■ **Stated exercise**
In the entries, find all lines that hold the word "this" and copy them.

(Saved data entries)

%%

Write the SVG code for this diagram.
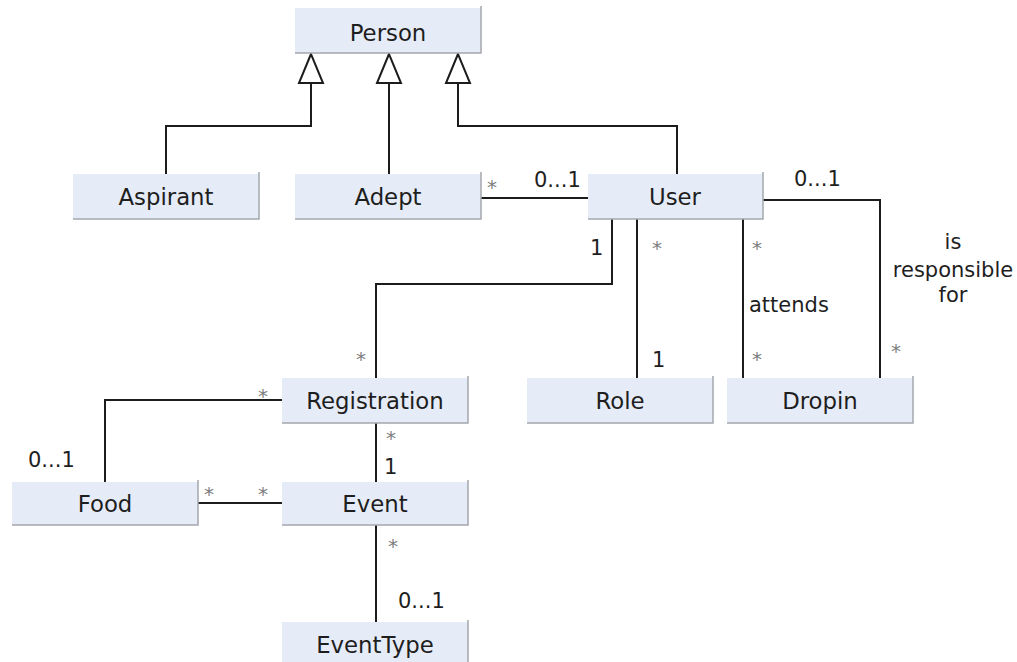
<svg xmlns="http://www.w3.org/2000/svg" width="1017" height="662" viewBox="0 0 1017 662">
  <style>
    .box { fill: #e6ecf7; }
    .edge { fill: none; stroke: #a4a7ad; stroke-width: 1.5; }
    .name { font-family: "DejaVu Sans", sans-serif; font-size: 22.8px; fill: #1e1e1e; text-anchor: middle; }
    .link { fill: none; stroke: #1c1c1c; stroke-width: 2; }
    .lbl { font-family: "DejaVu Sans", sans-serif; font-size: 21px; fill: #1e1e1e; }
    .star { font-family: "DejaVu Sans", sans-serif; font-size: 20px; fill: #7e7e7e; }
    .tri { fill: #ffffff; stroke: #1c1c1c; stroke-width: 2; stroke-linejoin: miter; }
  </style>
  <rect width="1017" height="662" fill="#ffffff"/>

  <!-- associations and generalizations -->
  <g id="connectors">
    <path class="link" d="M311 83 V126 H166 V174"/>
    <path class="link" d="M389 83 V174"/>
    <path class="link" d="M458 83 V126 H677 V174"/>
    <polygon class="tri" points="311,54 299,83 323,83"/>
    <polygon class="tri" points="389,54 377,83 401,83"/>
    <polygon class="tri" points="458,54 446,83 470,83"/>

    <path class="link" d="M481 198 H588"/>
    <path class="link" d="M612 219 V284 H376 V378"/>
    <path class="link" d="M637 219 V378"/>
    <path class="link" d="M743 219 V378"/>
    <path class="link" d="M763 200 H880 V378"/>
    <path class="link" d="M282 400 H105 V482"/>
    <path class="link" d="M376 423 V482"/>
    <path class="link" d="M197 503 H282"/>
    <path class="link" d="M376 525 V622"/>

    <!-- multiplicities and role names -->
    <text class="star" x="487" y="194">*</text>
    <text class="lbl" x="534" y="187">0...1</text>
    <text class="lbl" x="794" y="186">0...1</text>
    <text class="lbl" x="590" y="255">1</text>
    <text class="star" x="652" y="255">*</text>
    <text class="star" x="752" y="255">*</text>
    <text class="lbl" x="749" y="312">attends</text>
    <text class="star" x="752" y="366">*</text>
    <text class="lbl" x="652" y="367">1</text>
    <text class="star" x="891" y="358">*</text>
    <text class="lbl" x="953" y="249" text-anchor="middle">is</text>
    <text class="lbl" x="953" y="277" text-anchor="middle">responsible</text>
    <text class="lbl" x="953" y="302" text-anchor="middle">for</text>
    <text class="star" x="356" y="366">*</text>
    <text class="star" x="258" y="403">*</text>
    <text class="lbl" x="28" y="467">0...1</text>
    <text class="star" x="204" y="501">*</text>
    <text class="star" x="258" y="501">*</text>
    <text class="star" x="386" y="445">*</text>
    <text class="lbl" x="384" y="474">1</text>
    <text class="star" x="388" y="553">*</text>
    <text class="lbl" x="398" y="608">0...1</text>
  </g>

  <!-- classes -->
  <g id="person">
    <rect class="box" x="295" y="8" width="186" height="45"/>
    <path class="edge" d="M481 6 V53 H295"/>
    <text class="name" x="388" y="41">Person</text>
  </g>
  <g id="aspirant">
    <rect class="box" x="73" y="174" width="186" height="45"/>
    <path class="edge" d="M259 172 V219 H73"/>
    <text class="name" x="166" y="205">Aspirant</text>
  </g>
  <g id="adept">
    <rect class="box" x="295" y="174" width="186" height="45"/>
    <path class="edge" d="M481 172 V219 H295"/>
    <text class="name" x="388" y="205">Adept</text>
  </g>
  <g id="user">
    <rect class="box" x="588" y="174" width="175" height="45"/>
    <path class="edge" d="M763 172 V219 H588"/>
    <text class="name" x="675" y="205">User</text>
  </g>
  <g id="registration">
    <rect class="box" x="282" y="378" width="186" height="45"/>
    <path class="edge" d="M468 376 V423 H282"/>
    <text class="name" x="375" y="409">Registration</text>
  </g>
  <g id="role">
    <rect class="box" x="527" y="378" width="186" height="45"/>
    <path class="edge" d="M713 376 V423 H527"/>
    <text class="name" x="620" y="409">Role</text>
  </g>
  <g id="dropin">
    <rect class="box" x="727" y="378" width="186" height="45"/>
    <path class="edge" d="M913 376 V423 H727"/>
    <text class="name" x="820" y="409">Dropin</text>
  </g>
  <g id="food">
    <rect class="box" x="12" y="482" width="186" height="43"/>
    <path class="edge" d="M198 480 V525 H12"/>
    <text class="name" x="105" y="512">Food</text>
  </g>
  <g id="event">
    <rect class="box" x="282" y="482" width="186" height="43"/>
    <path class="edge" d="M468 480 V525 H282"/>
    <text class="name" x="375" y="512">Event</text>
  </g>
  <g id="eventtype">
    <rect class="box" x="282" y="622" width="186" height="45"/>
    <path class="edge" d="M468 620 V667 H282"/>
    <text class="name" x="375" y="653">EventType</text>
  </g>
</svg>
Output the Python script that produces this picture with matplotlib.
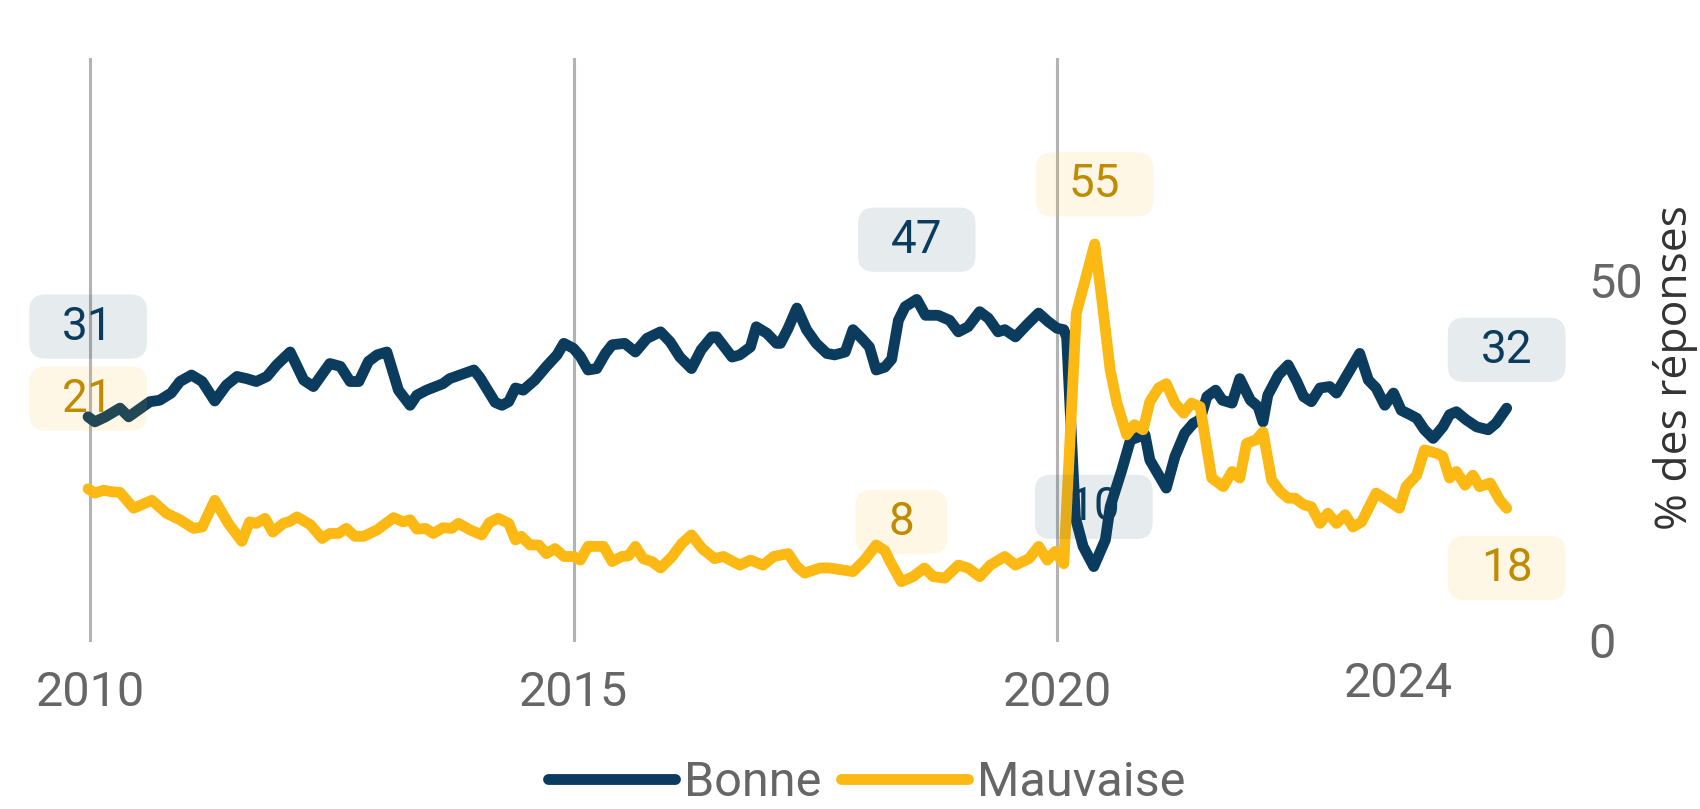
"""Opinion sur la situation : part des réponses 'Bonne' / 'Mauvaise', 2010-2024."""
import matplotlib

matplotlib.use("Agg")
import matplotlib.pyplot as plt
from matplotlib.colors import to_rgba
from matplotlib.lines import Line2D
from matplotlib.patches import BoxStyle

NAVY = "#0b3c5d"
GOLD = "#fdb913"
GOLD_TXT = "#bf8b00"
GREY = "#666666"
NUM_FONT = ["Roboto", "DejaVu Sans"]
LW = 7.8

# dates en années décimales, valeurs en % des réponses
bonne_t = [2009.98, 2010.05, 2010.16, 2010.31, 2010.40, 2010.62, 2010.72, 2010.84, 2010.93, 2011.05,
           2011.16, 2011.29, 2011.41, 2011.52, 2011.62, 2011.72, 2011.83, 2011.93, 2012.07, 2012.21,
           2012.31, 2012.48, 2012.59, 2012.69, 2012.78, 2012.88, 2012.97, 2013.07, 2013.19, 2013.31,
           2013.38, 2013.48, 2013.65, 2013.72, 2013.97, 2014.03, 2014.19, 2014.26, 2014.33, 2014.40,
           2014.48, 2014.60, 2014.72, 2014.83, 2014.90, 2015.00, 2015.07, 2015.15, 2015.24, 2015.33,
           2015.40, 2015.53, 2015.64, 2015.76, 2015.90, 2016.00, 2016.10, 2016.22, 2016.32, 2016.43,
           2016.48, 2016.64, 2016.72, 2016.83, 2016.89, 2017.00, 2017.10, 2017.14, 2017.22, 2017.31,
           2017.41, 2017.51, 2017.62, 2017.70, 2017.81, 2017.89, 2017.98, 2018.06, 2018.13, 2018.22,
           2018.29, 2018.36, 2018.43, 2018.55, 2018.64, 2018.77, 2018.89, 2018.98, 2019.08, 2019.20,
           2019.29, 2019.39, 2019.46, 2019.57, 2019.69, 2019.81, 2019.91, 2020.00, 2020.07, 2020.10,
           2020.19, 2020.27, 2020.38, 2020.50, 2020.55, 2020.67, 2020.76, 2020.91, 2020.96, 2021.13,
           2021.22, 2021.32, 2021.41, 2021.48, 2021.55, 2021.64, 2021.71, 2021.81, 2021.89, 2022.00,
           2022.08, 2022.13, 2022.18, 2022.29, 2022.39, 2022.48, 2022.55, 2022.63, 2022.72, 2022.82,
           2022.89, 2022.99, 2023.13, 2023.22, 2023.30, 2023.39, 2023.48, 2023.56, 2023.65, 2023.72,
           2023.80, 2023.89, 2023.99, 2024.06, 2024.13, 2024.23, 2024.34, 2024.46, 2024.54, 2024.65]
bonne_v = [31.0, 30.3, 31.0, 32.2, 31.0, 33.1, 33.3, 34.3, 35.9, 36.8,
           35.9, 33.2, 35.4, 36.6, 36.3, 35.9, 36.6, 38.2, 40.0, 36.1,
           35.2, 38.4, 38.0, 35.9, 35.9, 38.7, 39.6, 40.0, 34.7, 32.6,
           34.0, 34.7, 35.6, 36.3, 37.5, 36.5, 33.0, 32.6, 33.1, 35.0,
           34.7, 36.1, 38.0, 39.6, 41.2, 40.5, 39.4, 37.5, 37.7, 39.8,
           41.0, 41.2, 40.0, 41.9, 42.8, 41.4, 39.3, 37.7, 40.3, 42.1,
           42.1, 39.3, 39.6, 40.7, 43.5, 42.6, 41.2, 41.2, 43.3, 46.1,
           43.1, 41.2, 39.8, 39.6, 40.0, 43.1, 41.9, 40.7, 37.5, 37.9,
           39.0, 44.4, 46.3, 47.3, 45.1, 45.1, 44.4, 42.8, 43.5, 45.6,
           44.7, 42.8, 43.1, 42.1, 43.8, 45.4, 44.2, 43.3, 43.1, 42.0,
           17.0, 13.0, 10.2, 13.9, 18.5, 23.6, 27.8, 28.5, 25.0, 21.1,
           25.5, 28.7, 30.1, 30.6, 33.8, 34.7, 33.3, 32.9, 36.3, 33.3,
           32.4, 30.3, 34.0, 36.8, 38.2, 35.9, 33.8, 33.1, 35.0, 35.2,
           34.3, 36.6, 39.8, 36.1, 35.0, 32.6, 34.3, 31.9, 31.3, 30.8,
           29.2, 28.0, 29.6, 31.3, 31.7, 30.6, 29.6, 29.2, 30.1, 32.2]

mauvaise_t = [2009.98, 2010.05, 2010.14, 2010.22, 2010.31, 2010.45, 2010.64, 2010.79, 2010.93, 2011.07,
              2011.16, 2011.29, 2011.43, 2011.57, 2011.65, 2011.72, 2011.81, 2011.89, 2012.00, 2012.07,
              2012.14, 2012.28, 2012.40, 2012.48, 2012.57, 2012.65, 2012.74, 2012.83, 2012.97, 2013.14,
              2013.24, 2013.31, 2013.38, 2013.47, 2013.55, 2013.65, 2013.74, 2013.81, 2013.93, 2014.05,
              2014.13, 2014.22, 2014.33, 2014.40, 2014.46, 2014.55, 2014.64, 2014.72, 2014.81, 2014.90,
              2015.00, 2015.07, 2015.15, 2015.31, 2015.40, 2015.50, 2015.57, 2015.64, 2015.72, 2015.81,
              2015.90, 2016.02, 2016.12, 2016.22, 2016.33, 2016.46, 2016.55, 2016.72, 2016.83, 2016.96,
              2017.07, 2017.22, 2017.31, 2017.39, 2017.55, 2017.65, 2017.79, 2017.89, 2018.01, 2018.13,
              2018.22, 2018.27, 2018.39, 2018.51, 2018.63, 2018.72, 2018.84, 2018.98, 2019.08, 2019.20,
              2019.31, 2019.46, 2019.57, 2019.71, 2019.81, 2019.90, 2019.98, 2020.07, 2020.20, 2020.39,
              2020.46, 2020.55, 2020.62, 2020.72, 2020.80, 2020.89, 2020.96, 2021.05, 2021.13, 2021.22,
              2021.31, 2021.39, 2021.48, 2021.60, 2021.72, 2021.81, 2021.89, 2021.96, 2022.06, 2022.13,
              2022.22, 2022.31, 2022.39, 2022.46, 2022.55, 2022.63, 2022.72, 2022.80, 2022.89, 2022.98,
              2023.06, 2023.15, 2023.30, 2023.42, 2023.54, 2023.61, 2023.72, 2023.80, 2023.93, 2023.99,
              2024.06, 2024.13, 2024.22, 2024.30, 2024.37, 2024.48, 2024.58, 2024.65]
mauvaise_v = [21.0, 20.4, 20.8, 20.6, 20.5, 18.3, 19.4, 17.6, 16.7, 15.5,
              15.7, 19.4, 16.2, 13.7, 16.4, 16.2, 16.9, 15.0, 16.2, 16.5,
              17.1, 16.0, 14.1, 14.8, 14.8, 15.5, 14.4, 14.4, 15.3, 17.0,
              16.4, 16.7, 15.4, 15.5, 14.8, 15.6, 15.5, 16.2, 15.3, 14.6,
              16.3, 16.9, 16.2, 13.9, 14.4, 13.2, 13.2, 12.0, 12.7, 11.6,
              11.6, 11.1, 13.0, 13.0, 10.9, 11.6, 11.7, 13.0, 11.3, 10.9,
              10.0, 11.6, 13.4, 14.6, 12.7, 11.3, 11.6, 10.4, 11.1, 10.4,
              11.6, 12.0, 10.2, 9.3, 10.0, 10.0, 9.7, 9.5, 11.1, 13.2,
              12.4, 11.0, 8.1, 8.8, 10.0, 8.8, 8.6, 10.4, 10.0, 8.8,
              10.4, 11.6, 10.4, 11.3, 13.0, 11.1, 12.3, 10.6, 45.4, 55.0,
              47.7, 37.5, 32.9, 28.5, 29.9, 29.2, 33.1, 35.0, 35.6, 32.9,
              31.5, 32.9, 32.4, 22.5, 21.3, 23.4, 22.5, 27.3, 27.8, 28.9,
              22.2, 20.6, 19.7, 19.7, 18.8, 18.5, 16.2, 17.6, 16.2, 17.4,
              15.7, 16.4, 20.4, 19.4, 18.3, 21.3, 22.9, 26.4, 25.9, 25.5,
              22.5, 23.4, 21.5, 22.9, 21.3, 21.8, 19.4, 18.3]

year_ticks = [2010, 2015, 2020]
last_year_pos, last_year_label = 2023.53, "2024"

_round = BoxStyle.Round(pad=0, rounding_size=0.35)


def wide_box(x0, y0, width, height, mutation_size):
    # boîte arrondie plus large que haute autour des étiquettes
    px, py = 0.72 * mutation_size, 0.22 * mutation_size
    return _round(x0 - px, y0 - py, width + 2 * px, height + 2 * py, mutation_size)


def tag(ax, t, v, dy, color, txt_color):
    ax.annotate(f"{v:.0f}", xy=(t, v), xytext=(0, dy), textcoords="offset points",
                ha="center", va="center", fontsize=33, family=NUM_FONT, color=txt_color,
                bbox=dict(boxstyle=wide_box, fc=to_rgba(color, 0.1), ec="none"), zorder=5)


W, H = 1700, 809
fig = plt.figure(figsize=(W / 100, H / 100), dpi=100)
L, R, T, B = 30, 1565, 58, 642
ax = fig.add_axes([L / W, 1 - B / H, (R - L) / W, (B - T) / H])

px_year, px_unit = 96.7, 7.2
ax.set_xlim(2010 - (90 - L) / px_year, 2010 + (R - 90) / px_year)
ax.set_ylim((640 - B) / px_unit, (640 - T) / px_unit)

ax.plot(bonne_t, bonne_v, color=NAVY, lw=LW, solid_joinstyle="round",
        solid_capstyle="round", zorder=3)
ax.plot(mauvaise_t, mauvaise_v, color=GOLD, lw=LW, solid_joinstyle="round",
        solid_capstyle="round", zorder=3)

# étiquettes : début, extrêmes, fin
i_max = bonne_v.index(max(bonne_v))
i_min = bonne_v.index(min(bonne_v))
j_max = mauvaise_v.index(max(mauvaise_v))
j_min = mauvaise_v.index(min(mauvaise_v))
tag(ax, bonne_t[0], bonne_v[0], 65, NAVY, NAVY)
tag(ax, mauvaise_t[0], mauvaise_v[0], 65, GOLD, GOLD_TXT)
tag(ax, bonne_t[i_max], bonne_v[i_max], 43, NAVY, NAVY)
tag(ax, bonne_t[i_min], bonne_v[i_min], 43, NAVY, NAVY)
tag(ax, mauvaise_t[j_max], mauvaise_v[j_max], 43, GOLD, GOLD_TXT)
tag(ax, mauvaise_t[j_min], mauvaise_v[j_min], 43, GOLD, GOLD_TXT)
tag(ax, bonne_t[-1], bonne_v[-1], 42, NAVY, NAVY)
tag(ax, mauvaise_t[-1], mauvaise_v[-1], -43, GOLD, GOLD_TXT)

for s in ax.spines.values():
    s.set_visible(False)
ax.set_xticks(year_ticks, [str(y) for y in year_ticks])
ax.set_xticks([last_year_pos], [last_year_label], minor=True)
ax.grid(axis="x", which="major", color="#b3b3b3", lw=2.2)
ax.tick_params(axis="x", which="major", length=0, pad=20, labelsize=35, labelcolor=GREY)
ax.tick_params(axis="x", which="minor", length=0, pad=14, labelsize=35, labelcolor=GREY)
ax.yaxis.tick_right()
ax.set_yticks([0, 50])
ax.tick_params(axis="y", length=0, pad=17, labelsize=35, labelcolor=GREY)
for lab in ax.get_xticklabels(which="both") + ax.get_yticklabels():
    lab.set_family(NUM_FONT)

fig.text(1676 / W, 1 - 368 / H, "% des réponses", rotation=90, ha="center", va="center",
         fontsize=32, family=["Open Sans", "DejaVu Sans"], color="#333333")

handles = [Line2D([], [], color=NAVY, lw=LW, solid_capstyle="round"),
           Line2D([], [], color=GOLD, lw=LW, solid_capstyle="round")]
leg = fig.legend(handles, ["Bonne", "Mauvaise"], loc="center", bbox_to_anchor=(0.51, 1 - 783 / H),
                 ncol=2, frameon=False, handlelength=2.6, handletextpad=0.2, columnspacing=0.4,
                 prop={"family": NUM_FONT, "size": 35})
for txt in leg.get_texts():
    txt.set_color(GREY)

fig.savefig("out.png", dpi=100)
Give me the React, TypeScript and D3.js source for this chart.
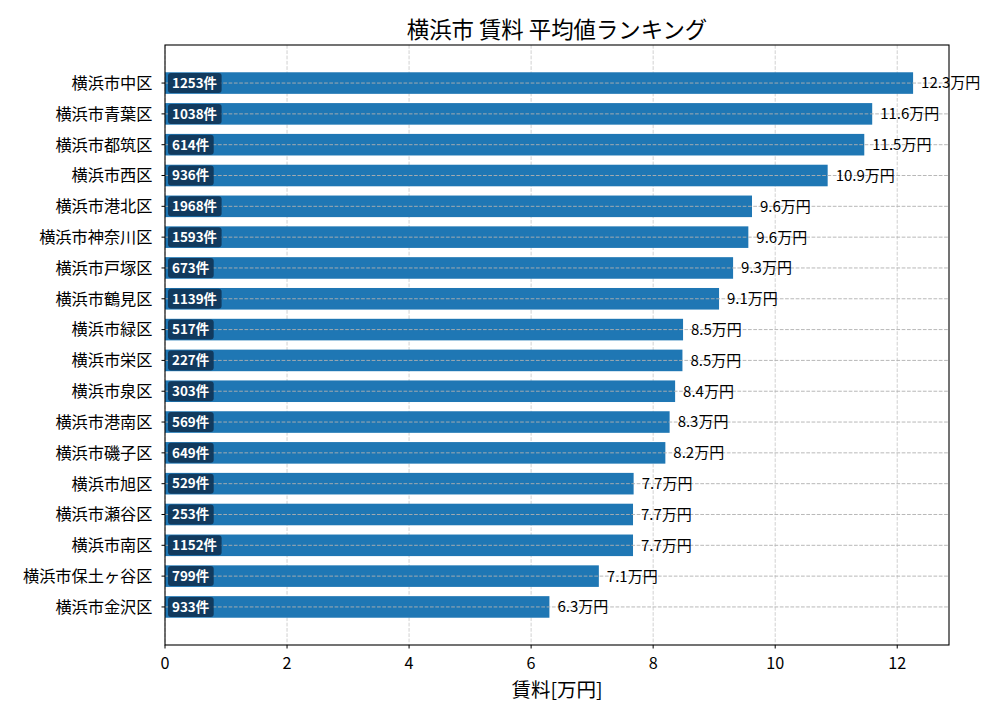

%%

■ **Answer for the task**
Write the SVG code for this diagram.
Output the Python script that produces this picture with matplotlib.
Give me the React, TypeScript and D3.js source for this chart.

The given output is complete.